Monday, 14 November 2016

When is a series not a series?

The Matfen Affair word count is almost 50,000 and the end is in sight. Another twenty or thirty thousand should do it. When I published The Craigsmuir Affair I had no idea of a series, but I loved the title, which I thought had so many connotations.

The Gybford story languished with a Canadian independent publisher for a couple of years but I felt  it deserved more attention than it was receiving, so I reclaimed it and then decided to go ahead and publish it on Kindle after an edit, a new cover and a new title.

I was drawn to the simple but effective title The Gybford Affair but the idea of a series still had not really hit home. The characters were different in each title, there was absolutely no link between them. No character in Craigsmuir knew or was related to the characters in Gybford. The settings were actually ninety years apart.
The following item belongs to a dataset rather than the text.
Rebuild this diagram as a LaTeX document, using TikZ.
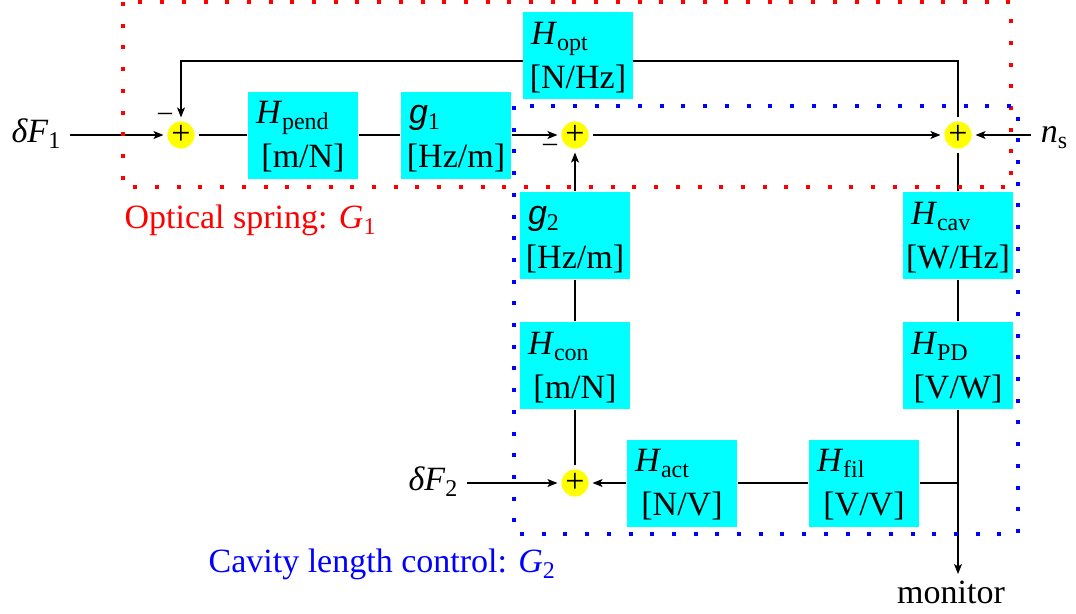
\documentclass[tikz,border=0pt]{standalone}
\usepackage{fontspec}
\setmainfont{Liberation Serif}
\newfontfamily\gsans{Liberation Sans}
\usetikzlibrary{arrows.meta}
\definecolor{boxcyan}{RGB}{0,255,255}
\definecolor{sumyellow}{RGB}{255,255,0}
% variable with upright lowered index
\newcommand{\varsub}[2]{\textit{#1}\raisebox{-6pt}{\fontsize{24}{24}\selectfont #2}}
\newcommand{\gvar}[1]{{\gsans\itshape g}\raisebox{-6pt}{\fontsize{24}{24}\selectfont #1}}
% block: name, centre, first line, unit
\newcommand{\blk}[4]{%
  \node[blk] (#1) at (#2) {};
  \node[txt, anchor=base west] (#1-a) at ([shift={(8pt,-33pt)}]#1.north west) {#3};
  \node[txt, anchor=base] (#1-b) at ([yshift=-77pt]#1.north) {#4};}
\begin{document}
\begin{tikzpicture}[x=1pt, y=-1pt, font=\fontsize{34}{40}\selectfont,
    >={Stealth[length=10pt,width=8pt,inset=2.5pt]}, line width=1.2pt,
    blk/.style={fill=boxcyan, minimum width=110pt, minimum height=87pt, inner sep=0pt},
    sum/.style={circle, fill=sumyellow, minimum size=27pt, inner sep=0pt, outer sep=4pt},
    txt/.style={inner sep=0pt},
    minus/.style={inner sep=0pt, font=\fontsize{28}{28}\selectfont},
    lbl/.style={inner ysep=0pt, inner xsep=9pt, text height=22pt, text depth=8pt},
    dots/.style={line width=4pt, dash pattern=on 4pt off 17.7pt}]
    \useasboundingbox (0,0) rectangle (1076,613);

    % summing points
    \node[sum] (s1) at (181,135) {+};
    \node[sum] (s2) at (575,135) {+};
    \node[sum] (s3) at (958,135) {+};
    \node[sum] (s4) at (575,483) {+};
    \node[minus] (m1) at (165,117) {–};
    \node[minus] (m2) at (550,148) {–};

    % optical feedback path
    \coordinate (fbr) at (958,61);
    \coordinate (fbl) at (181,61);
    \draw[->] (s3) -- (fbr) -- (fbl) -- (s1);

    % blocks
    \blk{hopt}{578,55.5}{\varsub{H}{opt}}{[N/Hz]}
    \blk{hpend}{303,135}{\varsub{H}{pend}}{[m/N]}
    \blk{g1}{456,135}{\gvar{1}}{[Hz/m]}
    \blk{g2}{575,235.5}{\gvar{2}}{[Hz/m]}
    \blk{hcon}{575,365.5}{\varsub{H}{con}}{[m/N]}
    \blk{hcav}{958,235.5}{\varsub{H}{cav}}{[W/Hz]}
    \blk{hpd}{958,365.5}{\varsub{H}{PD}}{[V/W]}
    \blk{hact}{682,483}{\varsub{H}{act}}{[N/V]}
    \blk{hfil}{864,483}{\varsub{H}{fil}}{[V/V]}

    % inputs and output
    \node[lbl] (df1) at (36,135) {\varsub{δF}{1}};
    \node[lbl] (df2) at (433,483) {\varsub{δF}{2}};
    \node[lbl] (ns) at (1054,135) {\varsub{n}{s}};
    \coordinate (jn) at (958,483);
    \coordinate (monend) at (958,574);
    \node[txt, anchor=base] (mon) at (951,603) {monitor};

    % signal lines
    \draw[->] (df1) -- (s1);
    \draw (s1) -- (hpend);
    \draw (hpend) -- (g1);
    \draw[->] (g1) -- (s2);
    \draw[->] (s2) -- (s3);
    \draw[->] (ns) -- (s3);
    \draw (s3) -- (hcav);
    \draw (hcav) -- (hpd);
    \draw (hpd) -- (jn);
    \draw[->] (jn) -- (monend);
    \draw (jn) -- (hfil);
    \draw (hfil) -- (hact);
    \draw[->] (hact) -- (s4);
    \draw[->] (df2) -- (s4);
    \draw (s4) -- (hcon);
    \draw (hcon) -- (g2);
    \draw[->] (g2) -- (s2);

    % loop outlines
    \draw[red, dots] (123,2) rectangle (1011,187);
    \draw[blue, dots] (514,106) rectangle (1018,534);
    \node[txt, red, anchor=base west] (lab1) at (124,228) {Optical spring: \varsub{G}{1}};
    \node[txt, blue, anchor=base west] (lab2) at (208,572) {Cavity length control: \varsub{G}{2}};
\end{tikzpicture}
\end{document}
When I began The Matfen Affair, the idea of a series title could not be denied. But I liked it. In fact, I loved it. In each of the titles - Craigsmuir, Gybford and Matfen – it is the place that is the star, or the series link if you want to call it that. That, and the general genre is the only claim to a series.
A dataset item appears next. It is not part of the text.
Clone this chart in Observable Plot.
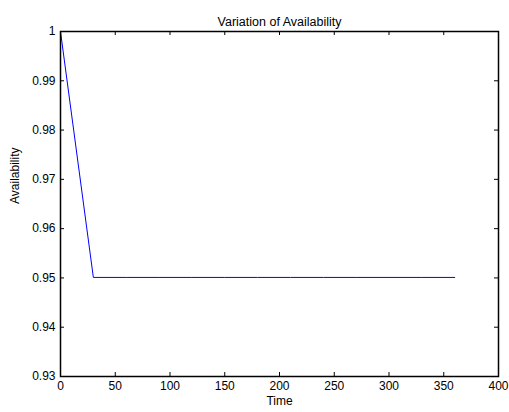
<!DOCTYPE html>
<html>
<head>
<meta charset="utf-8">
<script src="https://cdn.jsdelivr.net/npm/d3@7"></script>
<script src="https://cdn.jsdelivr.net/npm/@observablehq/plot@0.6"></script>
<style>
  html, body { margin: 0; padding: 0; background: #fff; }
  #chart svg { display: block; }
</style>
</head>
<body>
<div id="chart"></div>
<script>
// Data
const time = [0, 30, 60, 90, 120, 150, 180, 210, 240, 270, 300, 330, 360];
const availability = [1, 0.9501, 0.9501, 0.9501, 0.9501, 0.9501, 0.9501, 0.9501, 0.9501, 0.9501, 0.9501, 0.9501, 0.9501];
const xTicks = [0, 50, 100, 150, 200, 250, 300, 350, 400];
const yTicks = [0.93, 0.94, 0.95, 0.96, 0.97, 0.98, 0.99, 1];
const titleText = "Variation of Availability";
const xLabel = "Time";
const yLabel = "Availability";

const W = 509, H = 412;
const mL = 60, mR = 11, mT = 31, mB = 36;
const plotH = H - mT - mB, plotW = W - mL - mR;
const tickLen = 4;
const font = "'Liberation Sans', Arial, Helvetica, sans-serif";

const data = time.map((t, i) => ({t, a: availability[i]}));

const chart = Plot.plot({
  width: W,
  height: H,
  marginLeft: mL,
  marginRight: mR,
  marginTop: mT,
  marginBottom: mB,
  style: {fontFamily: font, fontSize: "12px", color: "#000", background: "#fff"},
  x: {domain: [0, 400], ticks: xTicks, tickSize: 0, tickPadding: 5, label: null, tickFormat: d => String(d)},
  y: {domain: [0.93, 1], ticks: yTicks, tickSize: 0, tickPadding: 5, label: null, tickFormat: d => String(+d.toFixed(2))},
  marks: [
    // inward ticks on all four sides
    Plot.ruleX(xTicks, {x: d => d, insetTop: plotH - tickLen, stroke: "#000"}),
    Plot.ruleX(xTicks, {x: d => d, insetBottom: plotH - tickLen, stroke: "#000"}),
    Plot.ruleY(yTicks, {y: d => d, insetRight: plotW - tickLen, stroke: "#000"}),
    Plot.ruleY(yTicks, {y: d => d, insetLeft: plotW - tickLen, stroke: "#000"}),
    Plot.line(data, {x: "t", y: "a", stroke: "#0000ff", strokeWidth: 1}),
    Plot.frame({stroke: "#000", strokeWidth: 1.5}),
    Plot.text([titleText], {frameAnchor: "top", dy: -14, fontSize: 12.5, fill: "#000", text: d => d}),
    Plot.text([xLabel], {frameAnchor: "bottom", dy: 28, fontSize: 12, fill: "#000", text: d => d}),
    Plot.text([yLabel], {frameAnchor: "left", dx: -45, rotate: -90, fontSize: 12, fill: "#000", text: d => d})
  ]
});
document.getElementById("chart").appendChild(chart);
</script>
</body>
</html>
Choose one of the three and you will find that they are all historical romances with a mystery or an adventure thrown in. With Craigsmuir it is Daisy and her dream of being an artist while getting caught up in a series of art thefts at Craigsmuir and meeting the man with whom she will fall in love. 

In Gybford it is the rich heiress who swears she will stay at her beloved Gybford and not marry again and then gradually falls in love with one man, who  is dedicated to his lost wife, only to be courted and kidnapped by another that she despises.


Matfen is the country house hosting a wedding where Leigh is the bridesmaid who struggles with the house’s ghosts while battling the misadventures of her sister and cousin and finally discovering the man she loves.